Turns out the technique works like a charm! It's easy, fast, cheap and more importantly absolutely safe (unless you're allergic to eggs that is). Here's how I did it goes:

Oxidizing silver

1. Take a hard boiled egg and put it in a Ziploc bag. Close the bag.
2. Smash it (this is fun! - no need to peel the egg).
3. Open the bag and add your jewelry (yes, this may seem gross). Close the bag. And let it sit for awhile. The sulfur from the egg yolk will take care of the oxidizing process. Shake the bag from time to time - don't worry about getting the egg everywhere on your jewelry, this will be taken care of later. Check from time to time to see how the darkening is going.
4. When satisfied with the result take out the jewelry and discard the bag with the egg (make sure not to leave any precious jewelry behind before throwing it out!).  Gently wash your jewelry with a mild soap (dish washing liquid works fine) and rinse well. Dry with a soft towel.
5. Finish off by buffing the silver here and there with a silver cleaning cloth. And done!

I have no idea how long the antiqued look will last - I tend not to take off jewelry when taking a bath or shower - but given the simplicity of the process I don't mind repeating it once in a while. Writing down everything actually took me longer than taking care of the silver.

Do you have any Aha-uses sitting in your fridge or on your shelves? Feel free to add them in the comment section to this post!


" me " said...

thank's for the tip ! i never heard of it before !

Rocio said...

Interesting, very, vey interesting!

Petra said...

Gek, eigenlijk wist ik dit wel. Zo moet je nooit een ei eten met een zilveren lepel. Behalve als je wilt dat het een beetje kleurt natuurlijk. Worden de gaatjes in je oren er niet een beetje zwart van?

Erica said...

Very interesting! Thanks for the tip!

Silver MLM

Heidi B said...

I've had success doing this with ammonia. Just fill a jar about 1/4 full of ammonia, then put your jewelry in some type of mesh baggie or similar (using tulle, old panty hose, or cheese cloth), then put your bag in the jar (not so deep that it is touching the ammonia) and screw the lid on while catching part of the bag so that it will hold it up. Let it sit (you may need to wait 5-10 minutes, rearrange the jewelry then let it sit again so that all parts get exposed evenly) and there you go!

nicole/brussels said...

zeer interessant, puur natuur en geslaagd, de oorbellen zijn prachtig!Ik bedoel the smoke quartz en dan het ge-oxideerde haakje!

MAUDE said...

i am stealing this idea! i even asked a jeweler how much he would charge, but this is nearly free!

thank you!

virginia, colorinformal

bicocacolors said...

I always learn many things here, thanks for that Pascale and happy weekend!


joanie said...

What a brilliant tip, love things that are nasty chemical free. thanks for sharing!

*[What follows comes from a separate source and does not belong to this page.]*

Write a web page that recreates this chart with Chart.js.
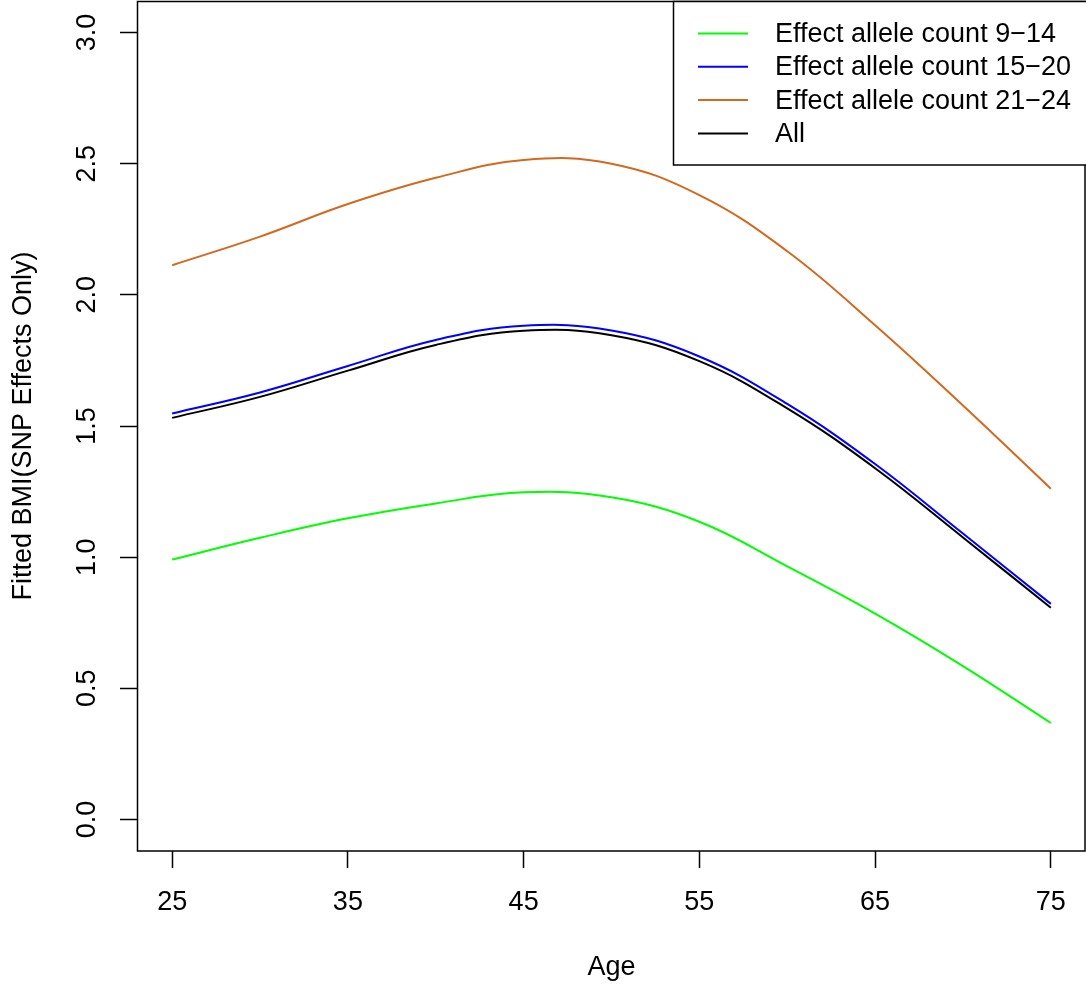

I'm thinking I'll try this on findings and chains and things before making jewelry.

Jenny said...

crazy! how did you ever figure that out?

Terri said...

Wow! I never realized you could do that! Thanks for the great tip!

Dalila said...

That's great!
I have a ring where the copper came "patina-ed" but it quickly reverted to pink - I think after just wearing it while washing my hands. I looked into how to re-green it and the directions I found were to use liver of sulphur. I wonder if this technique would work (although I'm not sure I'm going to try - the ring also has silver in it).

Chrissy Gemmill Jewels said...

Thank you for sharing this tutorial! I'm so excited because I teach jewelry making classes & a student told me about this egg experiment, it sounded so cool but I have never done it! I am going to post a link to your tutorial on my FB page!
I recently wrote a post about how I oxidize my jewelry, if you are curious here it is:


Jamie said...

This works on copper too, because of the sulfur i think

Jessica said...

Toothpaste and water works as well!

Jessica said...

Great tip! I love how your jewelry turned out.

Is that a herkimer diamond on your necklace?